**PROBLEM DETAILS**
Tally the lines in the records underneath that contain the string "using", and state the figure by itself.

**DATA IN THIS EXERCISE**
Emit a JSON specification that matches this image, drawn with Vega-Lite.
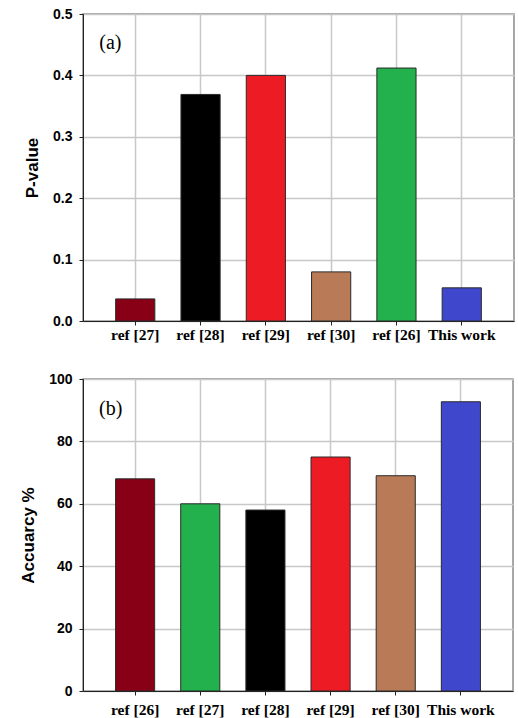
{
  "$schema": "https://vega.github.io/schema/vega-lite/v6.json",
  "padding": {"left": 18, "top": 6, "right": 0, "bottom": 0},
  "background": "white",
  "bounds": "flush",
  "spacing": 58,
  "resolve": {"scale": {"color": "independent"}},
  "config": {
    "view": {"stroke": "#8a8a8a", "strokeWidth": 1.5},
    "axis": {
      "grid": true,
      "gridColor": "#c8c8c8",
      "gridWidth": 1.5,
      "domainColor": "#222222",
      "domainWidth": 1,
      "tickColor": "#222222",
      "labelColor": "#000000",
      "titleColor": "#000000"
    },
    "axisX": {
      "labelAngle": 0,
      "tickSize": 4,
      "labelFont": "Liberation Serif",
      "labelFontWeight": "bold",
      "labelFontSize": 15.5,
      "labelPadding": 2
    },
    "axisY": {
      "tickSize": 4,
      "labelFont": "Liberation Sans",
      "labelFontWeight": "bold",
      "labelFontSize": 14,
      "labelPadding": 7,
      "titleFont": "Liberation Sans",
      "titleFontWeight": "bold",
      "titleFontSize": 17
    }
  },
  "datasets": {
    "pvalues": [
      {"Label": "ref [27]", "P": 0.036},
      {"Label": "ref [28]", "P": 0.369},
      {"Label": "ref [29]", "P": 0.400},
      {"Label": "ref [30]", "P": 0.080},
      {"Label": "ref [26]", "P": 0.412},
      {"Label": "This work", "P": 0.054}
    ],
    "accuracy": [
      {"Label": "ref [26]", "Acc": 68},
      {"Label": "ref [27]", "Acc": 60},
      {"Label": "ref [28]", "Acc": 58},
      {"Label": "ref [29]", "Acc": 75},
      {"Label": "ref [30]", "Acc": 69},
      {"Label": "This work", "Acc": 92.7}
    ]
  },
  "vconcat": [
    {
      "width": 431,
      "height": 307,
      "layer": [
        {
          "data": {"name": "pvalues"},
          "mark": {"type": "bar", "stroke": "#2a2a2a", "strokeWidth": 1},
          "encoding": {
            "x": {
              "field": "Label", "type": "nominal", "sort": null,
              "scale": {"paddingInner": 0.4, "paddingOuter": 0.5},
              "axis": {"title": null}
            },
            "y": {
              "field": "P", "type": "quantitative",
              "scale": {"domain": [0, 0.5], "nice": false},
              "axis": {"title": "P-value", "values": [0, 0.1, 0.2, 0.3, 0.4, 0.5], "format": ".1f", "titlePadding": 11}
            },
            "color": {
              "field": "Label", "type": "nominal", "legend": null,
              "scale": {
                "domain": ["ref [27]", "ref [28]", "ref [29]", "ref [30]", "ref [26]", "This work"],
                "range": ["#880015", "#000000", "#ED1C24", "#B97A57", "#22B14C", "#3F48CC"]
              }
            }
          }
        },
        {
          "data": {"values": [{"Tag": "(a)"}]},
          "mark": {"type": "text", "font": "Liberation Serif", "fontSize": 20, "align": "left", "baseline": "middle", "dx": -36, "color": "#000000"},
          "encoding": {
            "x": {"datum": "ref [27]", "type": "nominal"},
            "y": {"datum": 0.452, "type": "quantitative"},
            "text": {"field": "Tag"}
          }
        }
      ]
    },
    {
      "width": 430,
      "height": 312,
      "layer": [
        {
          "data": {"name": "accuracy"},
          "mark": {"type": "bar", "stroke": "#2a2a2a", "strokeWidth": 1},
          "encoding": {
            "x": {
              "field": "Label", "type": "nominal", "sort": null,
              "scale": {"paddingInner": 0.4, "paddingOuter": 0.5},
              "axis": {"title": null, "labelPadding": 7}
            },
            "y": {
              "field": "Acc", "type": "quantitative",
              "scale": {"domain": [0, 100], "nice": false},
              "axis": {"title": "Accuarcy %", "values": [0, 20, 40, 60, 80, 100], "titlePadding": 11}
            },
            "color": {
              "field": "Label", "type": "nominal", "legend": null,
              "scale": {
                "domain": ["ref [26]", "ref [27]", "ref [28]", "ref [29]", "ref [30]", "This work"],
                "range": ["#880015", "#22B14C", "#000000", "#ED1C24", "#B97A57", "#3F48CC"]
              }
            }
          }
        },
        {
          "data": {"values": [{"Tag": "(b)"}]},
          "mark": {"type": "text", "font": "Liberation Serif", "fontSize": 20, "align": "left", "baseline": "middle", "dx": -36, "color": "#000000"},
          "encoding": {
            "x": {"datum": "ref [26]", "type": "nominal"},
            "y": {"datum": 90.5, "type": "quantitative"},
            "text": {"field": "Tag"}
          }
        }
      ]
    }
  ]
}
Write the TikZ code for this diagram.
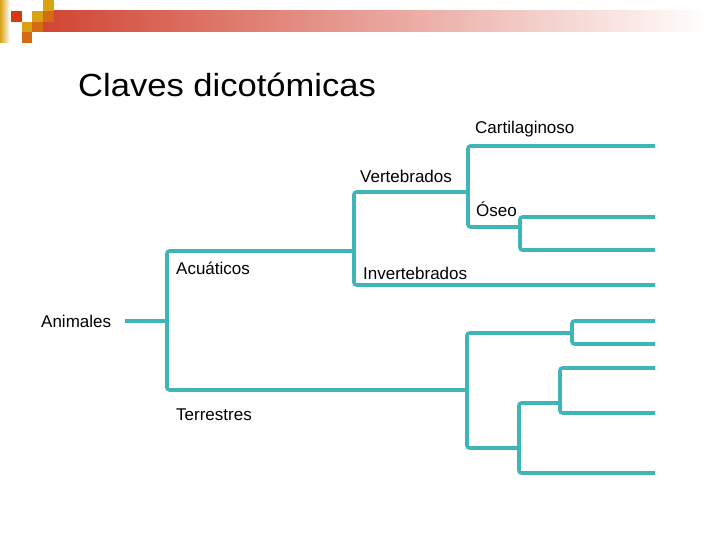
\documentclass[tikz,border=0pt]{standalone}
\usepackage{fontspec}
\setmainfont{Liberation Sans}
\definecolor{tree_c}{rgb}{
	0.25, 0.71, 0.72
	}
\definecolor{bar_c}{rgb}{
	0.82, 0.27, 0.20
	}
\definecolor{sq_red}{rgb}{
	0.83, 0.23, 0.07
	}
\definecolor{sq_gold}{rgb}{
	0.85, 0.63, 0.08
	}
\definecolor{sq_orange}{rgb}{
	0.83, 0.42, 0.07
	}
\usepackage{tikz}
\usetikzlibrary{positioning}

\begin{document}
\begin{tikzpicture}[
			x=1pt, y=-1pt,
			branch/.style = {draw=tree_c, line width=3.6pt, rounded corners=2.5pt},
			lbl/.style = {anchor=base west, inner sep=0pt, font=\fontsize{17}{20}\selectfont},
			]
			\useasboundingbox (0,0) rectangle (720,540);
			% header
			\shade[left color=sq_gold, right color=white] (0,0) rectangle (10,43);
			\shade[left color=bar_c, right color=white] (43,11) rectangle (710,32);
			\fill[sq_red] (11,11) rectangle (22,22);
			\fill[sq_gold] (22,22) rectangle (32,32);
			\fill[sq_orange] (22,32) rectangle (32,43);
			\fill[sq_gold] (32,11) rectangle (43,22);
			\fill[sq_orange] (32,22) rectangle (43,32);
			\fill[sq_gold] (43,0) rectangle (54,11);
			\fill[sq_orange] (43,11) rectangle (54,22);
			% title
			\node[anchor=base west, inner sep=0pt, font=\fontsize{32}{38}\selectfont]
			      (title) at (78,97) {\scalebox{1.08}[1]{Claves dicotómicas}};
			% splits
			\coordinate (root) at (125,321);
			\coordinate (s0) at (167,321);
			\coordinate (s1) at (354,251);
			\coordinate (s2) at (468,192);
			\coordinate (s3) at (520,227);
			\coordinate (s4) at (467,390);
			\coordinate (s5) at (572,333);
			\coordinate (s6) at (519,448);
			\coordinate (s7) at (560,403);
			% leaves
			\coordinate (l1) at (655,146);
			\coordinate (l2) at (655,217);
			\coordinate (l3) at (655,250);
			\coordinate (l4) at (655,285);
			\coordinate (l5) at (655,321);
			\coordinate (l6) at (655,344);
			\coordinate (l7) at (655,368);
			\coordinate (l8) at (655,413);
			\coordinate (l9) at (655,473);
			% edges
			\draw[branch] (root) -- (s0);
			\draw[branch] (s0) |- (s1);
			\draw[branch] (s0) |- (s4);
			\draw[branch] (s1) |- (s2);
			\draw[branch] (s1) |- (l4);
			\draw[branch] (s2) |- (l1);
			\draw[branch] (s2) |- (s3);
			\draw[branch] (s3) |- (l2);
			\draw[branch] (s3) |- (l3);
			\draw[branch] (s4) |- (s5);
			\draw[branch] (s4) |- (s6);
			\draw[branch] (s5) |- (l5);
			\draw[branch] (s5) |- (l6);
			\draw[branch] (s6) |- (s7);
			\draw[branch] (s6) |- (l9);
			\draw[branch] (s7) |- (l7);
			\draw[branch] (s7) |- (l8);
			% labels
			\node[lbl] (animales) at (41,327) {Animales};
			\node[lbl] (acuaticos) at (176,274) {Acuáticos};
			\node[lbl] (terrestres) at (176,420) {Terrestres};
			\node[lbl] (vertebrados) at (360,183) {Vertebrados};
			\node[lbl] (invertebrados) at (363,279) {Invertebrados};
			\node[lbl] (cartilaginoso) at (475,134) {Cartilaginoso};
			\node[lbl] (oseo) at (476,217) {Óseo};
		\end{tikzpicture}
\end{document}
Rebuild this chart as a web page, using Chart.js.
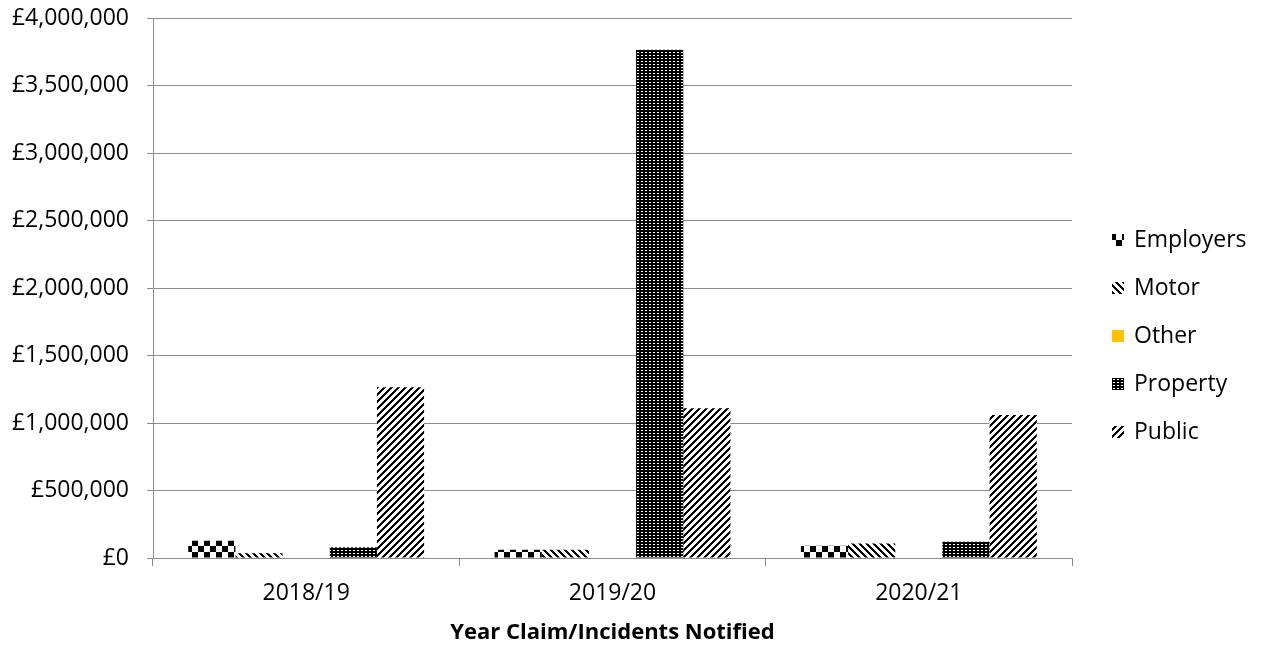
<!DOCTYPE html>
<html>
<head>
<meta charset="utf-8">
<script src="https://cdn.jsdelivr.net/npm/chart.js@4/dist/chart.umd.min.js"></script>
<style>
  html, body { margin: 0; padding: 0; background: #ffffff; }
  #wrap { width: 1263px; height: 648px; }
</style>
</head>
<body>
<div id="wrap"><canvas id="c" width="1263" height="648"></canvas></div>
<script>
// Insurance claim values by year notified (GBP)
const years = ['2018/19', '2019/20', '2020/21'];
const seriesNames = ['Employers', 'Motor', 'Other', 'Property', 'Public'];
const employers = [128000, 62000, 90000];
const motor = [35000, 62000, 108000];
const other = [0, 0, 0];
const property = [80000, 3765000, 120000];
const publicClaims = [1265000, 1110000, 1060000];
const yMax = 4000000;
const yStep = 500000;

const canvas = document.getElementById('c');
const ctx = canvas.getContext('2d');

// Build a black/white bitmap fill from a per-pixel rule
function pixelPattern(w, h, isInk) {
  const tile = document.createElement('canvas');
  tile.width = w; tile.height = h;
  const tctx = tile.getContext('2d');
  const img = tctx.createImageData(w, h);
  for (let y = 0; y < h; y++) {
    for (let x = 0; x < w; x++) {
      const v = isInk(x, y) ? 0 : 255;
      const i = (y * w + x) * 4;
      img.data[i] = v; img.data[i + 1] = v; img.data[i + 2] = v; img.data[i + 3] = 255;
    }
  }
  tctx.putImageData(img, 0, 0);
  return ctx.createPattern(tile, 'repeat');
}

const checkerFill = pixelPattern(12, 12, (x, y) => (Math.floor(x / 6) + Math.floor(y / 6)) % 2 === 0);
const downDiagFill = pixelPattern(7, 7, (x, y) => ((x - y + 70) % 7) < 3);
const dotGridFill = pixelPattern(4, 3, (x, y) => !((x % 4 === 1 || x % 4 === 2) && y % 3 === 1));
const upDiagFill = pixelPattern(7, 7, (x, y) => ((x + y) % 7) < 3);

const fills = [checkerFill, downDiagFill, '#FFC000', dotGridFill, upDiagFill];
const values = [employers, motor, other, property, publicClaims];

const fontFamily = '"Open Sans", Lato, sans-serif';
const fontSize = 23;
const gridColor = '#8c8c8c';

// Legend drawn at the right, using each dataset's own fill
const sideLegend = {
  id: 'sideLegend',
  afterDraw(chart) {
    const c = chart.ctx;
    c.save();
    c.font = fontSize + 'px ' + fontFamily;
    c.textBaseline = 'middle';
    c.textAlign = 'left';
    chart.data.datasets.forEach((ds, i) => {
      const cy = 240 + i * 48;
      c.fillStyle = ds.backgroundColor;
      c.fillRect(1112, cy - 6, 12, 12);
      c.fillStyle = '#000000';
      c.fillText(ds.label, 1134, cy);
    });
    c.restore();
  }
};

new Chart(canvas, {
  type: 'bar',
  data: {
    labels: years,
    datasets: seriesNames.map((name, i) => ({
      label: name,
      data: values[i],
      backgroundColor: fills[i],
      borderWidth: 0,
      barPercentage: 1.0,
      categoryPercentage: 0.77
    }))
  },
  options: {
    responsive: false,
    devicePixelRatio: 1,
    animation: false,
    layout: { padding: { top: 18, right: 191, left: 0, bottom: 0 } },
    plugins: {
      legend: { display: false },
      tooltip: { enabled: false }
    },
    scales: {
      x: {
        grid: {
          display: true,
          offset: true,
          drawOnChartArea: false,
          drawTicks: true,
          tickLength: 8,
          color: gridColor
        },
        border: { display: true, color: gridColor, width: 1 },
        ticks: {
          color: '#000000',
          font: { family: fontFamily, size: fontSize },
          padding: 14,
          maxRotation: 0
        },
        title: {
          display: true,
          text: 'Year Claim/Incidents Notified',
          color: '#000000',
          font: { family: fontFamily, size: fontSize - 1, weight: 'bold' },
          padding: { top: 0, bottom: 2 }
        },
        afterFit(scale) { scale.height = 90; }
      },
      y: {
        min: 0,
        max: yMax,
        grid: {
          color: gridColor,
          drawTicks: true,
          tickLength: 6
        },
        border: { display: true, color: gridColor, width: 1 },
        ticks: {
          stepSize: yStep,
          color: '#000000',
          font: { family: fontFamily, size: fontSize },
          padding: 18,
          callback: (v) => '£' + Number(v).toLocaleString('en-GB')
        },
        afterFit(scale) {
          scale.width = 153;
          scale.paddingTop = 0;
          scale.paddingBottom = 0;
        }
      }
    }
  },
  plugins: [sideLegend]
});
</script>
</body>
</html>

**WRITTEN ANSWER**
2